◆ GIVEN INSTRUCTION ◆
Where a line contains the string "code", copy that line.

◆ MATERIAL FOR THIS TASK ◆
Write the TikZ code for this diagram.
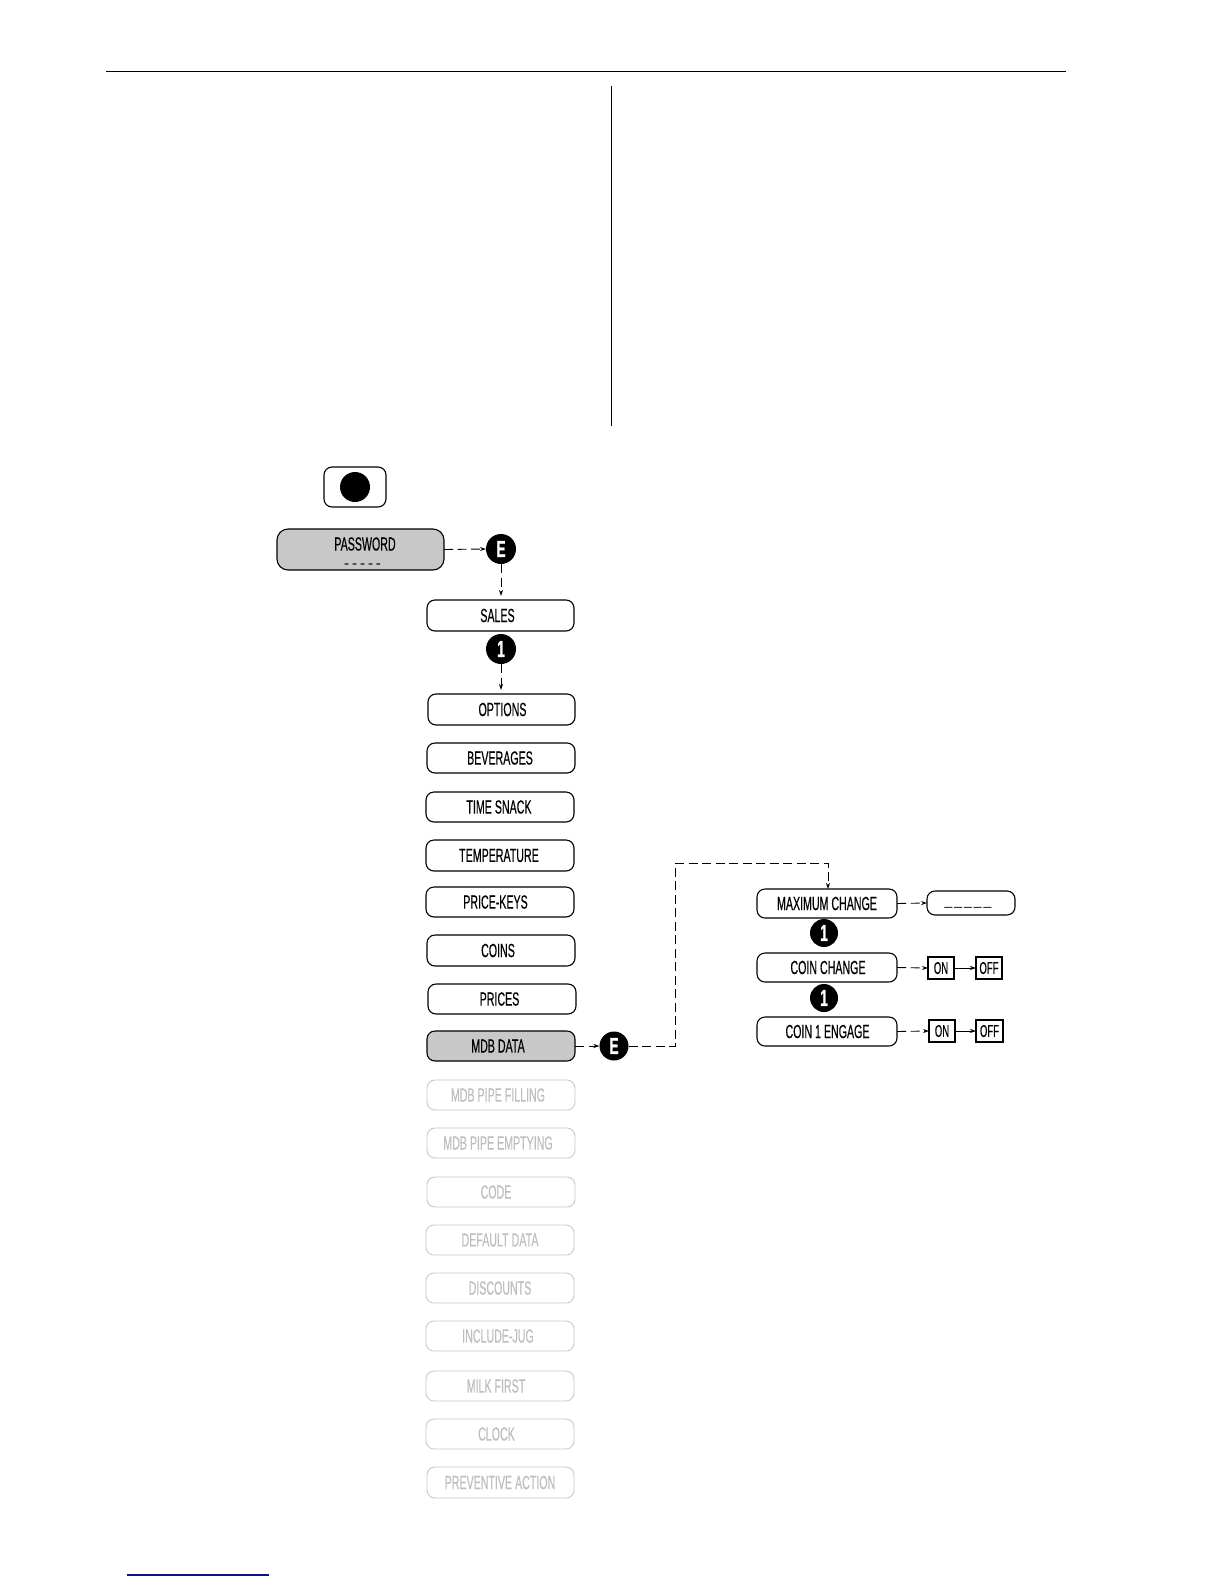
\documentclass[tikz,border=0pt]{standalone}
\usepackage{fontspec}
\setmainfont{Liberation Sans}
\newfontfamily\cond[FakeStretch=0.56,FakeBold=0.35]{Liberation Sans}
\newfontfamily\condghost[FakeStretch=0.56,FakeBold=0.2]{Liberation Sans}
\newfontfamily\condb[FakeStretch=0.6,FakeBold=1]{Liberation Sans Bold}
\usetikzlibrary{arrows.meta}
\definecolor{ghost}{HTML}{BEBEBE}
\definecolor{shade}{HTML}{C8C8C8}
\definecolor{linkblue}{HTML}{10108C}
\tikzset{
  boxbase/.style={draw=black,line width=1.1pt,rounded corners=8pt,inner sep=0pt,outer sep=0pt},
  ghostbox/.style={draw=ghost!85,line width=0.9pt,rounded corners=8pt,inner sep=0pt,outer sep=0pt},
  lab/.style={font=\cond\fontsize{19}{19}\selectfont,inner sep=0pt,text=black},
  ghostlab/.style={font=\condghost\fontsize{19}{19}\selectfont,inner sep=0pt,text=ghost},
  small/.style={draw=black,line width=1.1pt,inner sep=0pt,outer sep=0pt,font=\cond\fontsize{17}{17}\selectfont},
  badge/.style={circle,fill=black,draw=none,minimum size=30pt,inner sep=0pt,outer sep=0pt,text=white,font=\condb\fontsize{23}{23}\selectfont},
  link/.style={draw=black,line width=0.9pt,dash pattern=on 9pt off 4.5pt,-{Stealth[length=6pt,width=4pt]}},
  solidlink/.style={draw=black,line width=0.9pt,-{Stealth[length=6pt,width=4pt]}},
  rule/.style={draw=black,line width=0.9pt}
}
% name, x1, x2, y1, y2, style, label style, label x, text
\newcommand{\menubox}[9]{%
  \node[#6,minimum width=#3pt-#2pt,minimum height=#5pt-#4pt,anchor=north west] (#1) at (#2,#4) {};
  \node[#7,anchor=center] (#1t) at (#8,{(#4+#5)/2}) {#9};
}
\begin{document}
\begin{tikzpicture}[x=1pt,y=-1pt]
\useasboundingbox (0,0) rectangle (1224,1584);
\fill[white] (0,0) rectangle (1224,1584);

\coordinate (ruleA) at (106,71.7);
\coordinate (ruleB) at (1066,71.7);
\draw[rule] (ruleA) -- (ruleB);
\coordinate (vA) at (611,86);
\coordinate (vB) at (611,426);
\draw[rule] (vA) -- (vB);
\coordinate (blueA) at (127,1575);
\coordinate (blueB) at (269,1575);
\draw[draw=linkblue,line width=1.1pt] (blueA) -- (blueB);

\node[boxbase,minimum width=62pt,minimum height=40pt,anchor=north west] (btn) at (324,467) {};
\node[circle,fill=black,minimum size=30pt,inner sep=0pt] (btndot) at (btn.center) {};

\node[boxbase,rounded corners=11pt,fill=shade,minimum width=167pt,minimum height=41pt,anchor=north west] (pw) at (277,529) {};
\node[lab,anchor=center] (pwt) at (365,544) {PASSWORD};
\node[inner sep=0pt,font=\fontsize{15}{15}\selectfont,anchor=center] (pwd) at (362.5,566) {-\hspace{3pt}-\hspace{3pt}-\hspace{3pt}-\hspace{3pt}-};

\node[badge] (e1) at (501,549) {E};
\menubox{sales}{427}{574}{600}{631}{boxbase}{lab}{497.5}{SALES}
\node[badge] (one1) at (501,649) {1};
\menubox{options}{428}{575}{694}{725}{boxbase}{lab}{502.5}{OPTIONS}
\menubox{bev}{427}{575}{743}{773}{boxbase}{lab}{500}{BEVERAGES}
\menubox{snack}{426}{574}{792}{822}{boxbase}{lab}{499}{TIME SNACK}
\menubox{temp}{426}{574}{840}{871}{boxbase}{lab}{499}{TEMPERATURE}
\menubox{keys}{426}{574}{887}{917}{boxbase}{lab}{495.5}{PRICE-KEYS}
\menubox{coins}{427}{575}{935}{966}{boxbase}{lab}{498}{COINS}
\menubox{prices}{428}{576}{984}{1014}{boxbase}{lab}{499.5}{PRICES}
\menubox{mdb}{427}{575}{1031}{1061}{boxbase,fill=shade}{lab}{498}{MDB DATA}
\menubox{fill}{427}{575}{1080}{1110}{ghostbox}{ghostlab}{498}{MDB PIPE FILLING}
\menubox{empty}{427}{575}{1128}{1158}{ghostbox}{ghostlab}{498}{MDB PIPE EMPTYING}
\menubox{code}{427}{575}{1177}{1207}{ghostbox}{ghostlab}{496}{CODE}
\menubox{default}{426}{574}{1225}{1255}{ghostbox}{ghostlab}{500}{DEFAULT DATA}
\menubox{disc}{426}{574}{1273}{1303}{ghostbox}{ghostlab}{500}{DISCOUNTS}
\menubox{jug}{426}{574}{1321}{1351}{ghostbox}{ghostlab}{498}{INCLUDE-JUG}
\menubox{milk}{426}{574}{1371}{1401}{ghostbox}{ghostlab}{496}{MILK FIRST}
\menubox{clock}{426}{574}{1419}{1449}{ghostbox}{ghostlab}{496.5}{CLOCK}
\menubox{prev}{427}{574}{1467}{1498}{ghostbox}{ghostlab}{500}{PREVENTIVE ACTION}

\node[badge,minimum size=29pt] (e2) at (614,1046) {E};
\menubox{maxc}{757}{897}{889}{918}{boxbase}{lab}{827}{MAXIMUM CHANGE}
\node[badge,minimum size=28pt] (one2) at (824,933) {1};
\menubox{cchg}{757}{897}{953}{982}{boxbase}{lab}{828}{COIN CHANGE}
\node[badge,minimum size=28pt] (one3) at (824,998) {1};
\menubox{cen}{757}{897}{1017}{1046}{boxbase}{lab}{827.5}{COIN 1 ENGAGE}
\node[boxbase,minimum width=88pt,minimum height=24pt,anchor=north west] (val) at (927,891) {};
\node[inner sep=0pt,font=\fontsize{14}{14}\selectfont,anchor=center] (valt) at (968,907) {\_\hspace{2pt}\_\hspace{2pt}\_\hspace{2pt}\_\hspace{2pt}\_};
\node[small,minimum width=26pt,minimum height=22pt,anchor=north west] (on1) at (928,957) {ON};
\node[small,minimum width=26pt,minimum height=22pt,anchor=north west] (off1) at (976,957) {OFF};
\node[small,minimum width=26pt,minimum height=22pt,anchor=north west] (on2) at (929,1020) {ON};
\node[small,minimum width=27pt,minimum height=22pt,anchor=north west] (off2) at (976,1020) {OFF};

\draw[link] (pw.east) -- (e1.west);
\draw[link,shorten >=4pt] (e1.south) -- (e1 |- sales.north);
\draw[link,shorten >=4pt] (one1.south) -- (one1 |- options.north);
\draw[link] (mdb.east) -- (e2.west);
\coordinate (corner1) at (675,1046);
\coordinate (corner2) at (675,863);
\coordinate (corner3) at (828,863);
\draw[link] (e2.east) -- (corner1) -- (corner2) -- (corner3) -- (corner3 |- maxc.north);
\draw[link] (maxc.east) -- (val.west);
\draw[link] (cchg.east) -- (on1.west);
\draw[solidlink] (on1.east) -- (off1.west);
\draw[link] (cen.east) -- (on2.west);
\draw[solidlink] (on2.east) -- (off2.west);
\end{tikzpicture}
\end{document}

==

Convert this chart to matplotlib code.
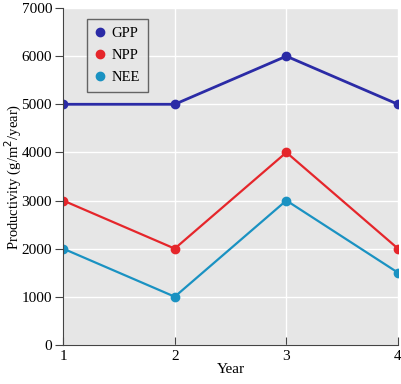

◆ THE OUTPUT ◆
Write the TikZ code for this diagram.
\menubox{code}{427}{575}{1177}{1207}{ghostbox}{ghostlab}{496}{CODE}
Convert this chart to matplotlib code.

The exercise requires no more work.